This post was originally published on this site
Morgan Stanley upgraded Intel (NASDAQ:INTC) shares to Equal Weight from Underweight as analysts believe yesterday’s dividend cut was “the right thing to do.” Intel also reaffirmed its 1Q23 guidance, which the analysts believe is not surprising as they believe the Q1 guidance is likely a bottom.
Intel decided to slash its dividend by two-thirds in a bid to save cash. Instead of paying 36.5c in quarterly dividends, Intel has now committed to paying 12.5c.
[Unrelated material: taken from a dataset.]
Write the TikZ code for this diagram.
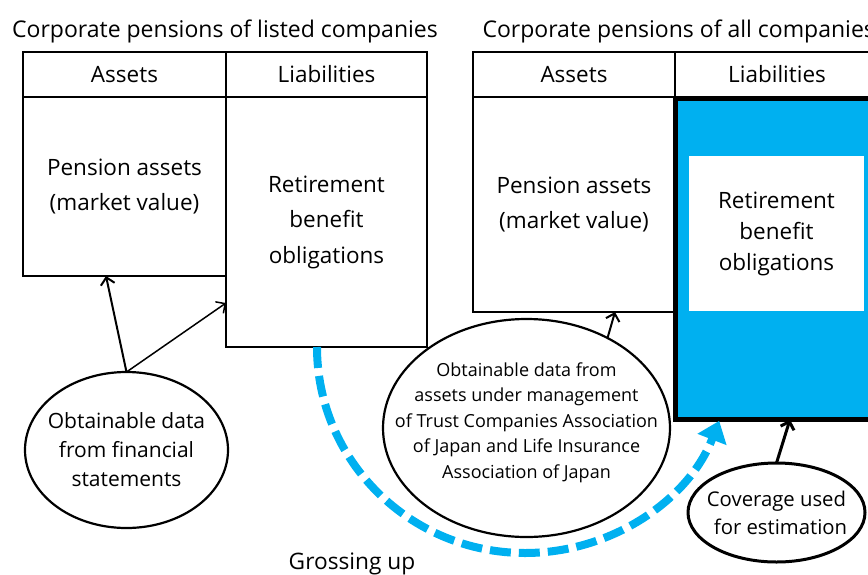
\documentclass[tikz,border=0pt]{standalone}
\usepackage{fontspec}
\setmainfont{Open Sans}
\usetikzlibrary{arrows.meta,shapes.geometric}
\definecolor{skyblue}{HTML}{00B0F0}

\begin{document}
\begin{tikzpicture}[x=1pt,y=-1pt,
  box/.style={draw,line width=2pt,rectangle,anchor=north west,outer sep=0pt,
    inner sep=0pt,align=center,font=\fontsize{22.5}{35.5}\selectfont},
  bubble/.style={draw,ellipse,line width=2.2pt,outer sep=0pt,inner xsep=-50pt,
    inner ysep=-40pt,align=center},
  link/.style={line width=2pt,-{Straight Barb[length=7pt,width=14pt]}},
  grossing/.style={draw=skyblue,line width=8pt,dash pattern=on 21pt off 8pt,
    -{Triangle[length=20pt,width=30pt]}},
  heading/.style={font=\fontsize{23}{27}\selectfont},
]
\useasboundingbox (0,0) rectangle (868,574);

% ---- listed companies
\node[heading,anchor=base] (lt) at (225,37) {Corporate pensions of listed companies};
\node[box,minimum width=203pt,minimum height=45pt] (lhA) at (23,52) {Assets};
\node[box,minimum width=201pt,minimum height=45pt] (lhL) at (226,52) {Liabilities};
\node[box,minimum width=203pt,minimum height=179pt] (lbA) at (23,97) {Pension assets\\(market value)};
\node[box,minimum width=201pt,minimum height=250pt] (lbL) at (226,97) {Retirement\\benefit\\obligations};

% ---- all companies
\node[heading,anchor=base west] (rt) at (479,37) {Corporate pensions of all companies};
\node[box,minimum width=202pt,minimum height=45pt] (rhA) at (473,52) {Assets};
\node[box,minimum width=204pt,minimum height=45pt] (rhL) at (675,52) {Liabilities};
\node[box,minimum width=202pt,minimum height=215pt] (rbA) at (473,97) {Pension assets\\(market value)};
\node[box,fill=skyblue,line width=5pt,minimum width=229pt,minimum height=321pt] (rbL) at (675.5,98.5) {};
\node[box,draw=none,fill=white,minimum width=175pt,minimum height=155pt,
  font=\fontsize{22.5}{31}\selectfont] (rbLin) at (689,156) {Retirement\\benefit\\obligations};

% ---- data sources
\node[bubble,minimum width=203pt,minimum height=156pt,font=\fontsize{21}{29}\selectfont]
  (le) at (126.5,450) {Obtainable data\\from financial\\statements};
\node[bubble,minimum width=287pt,minimum height=218pt,text depth=15pt,font=\fontsize{18}{25.5}\selectfont]
  (be) at (526.5,428) {Obtainable data from\\assets under management\\of Trust Companies Association\\of Japan and Life Insurance\\Association of Japan};
\node[bubble,line width=3pt,minimum width=177pt,minimum height=99pt,font=\fontsize{20.3}{28}\selectfont]
  (ce) at (776.5,512.5) {Coverage used\\\hspace*{8pt}for estimation};

\draw[link] (le.north) -- ([xshift=-18.5pt]lbA.south);
\draw[link,line width=1.5pt] (le.north) -- ([yshift=44pt]lbL.south west);
\draw[link] (be.48.5) -- ([xshift=41pt]rbA.south);
\draw[link,line width=3pt] (ce.north) -- (rbL.south);

% ---- grossing up
\draw[grossing] ([xshift=-9.5pt]lbL.south) arc[start angle=180,end angle=339,x radius=208pt,y radius=206pt];
\node[font=\fontsize{22.7}{27}\selectfont,anchor=base] (gu) at (352,569) {Grossing up};
\end{tikzpicture}
\end{document}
The decision “reflects the board’s deliberate approach to capital allocation and is designed to best position the company to create long-term value,” Intel said in a statement.
“The improved financial flexibility will support the critical investments needed to execute Intel’s transformation during this period of macroeconomic uncertainty.”
Morgan Stanley analysts believe such a move will put a stop to speculation about dividend reduction with Intel shares likely to benefit as this negative catalyst is now out of the way.
“We see balanced risk reward, and upgrade to EW… While this event may put selling pressure on the stock near term, the decision derisks several factors that have kept us UW,” the analysts wrote in an upgrade note.
“From our standpoint, paying a dividend at all – even the remaining $0.50/share – is counterproductive, given an ambitious and highly capital-intensive strategy to return to growth across a wide variety of businesses,” they added.
Morgan Stanley’s new price target of $28 per share signals an upside potential of about 10% relative to yesterday’s closing price.
Intel stock price is trading 1.8% higher in premarket Thursday.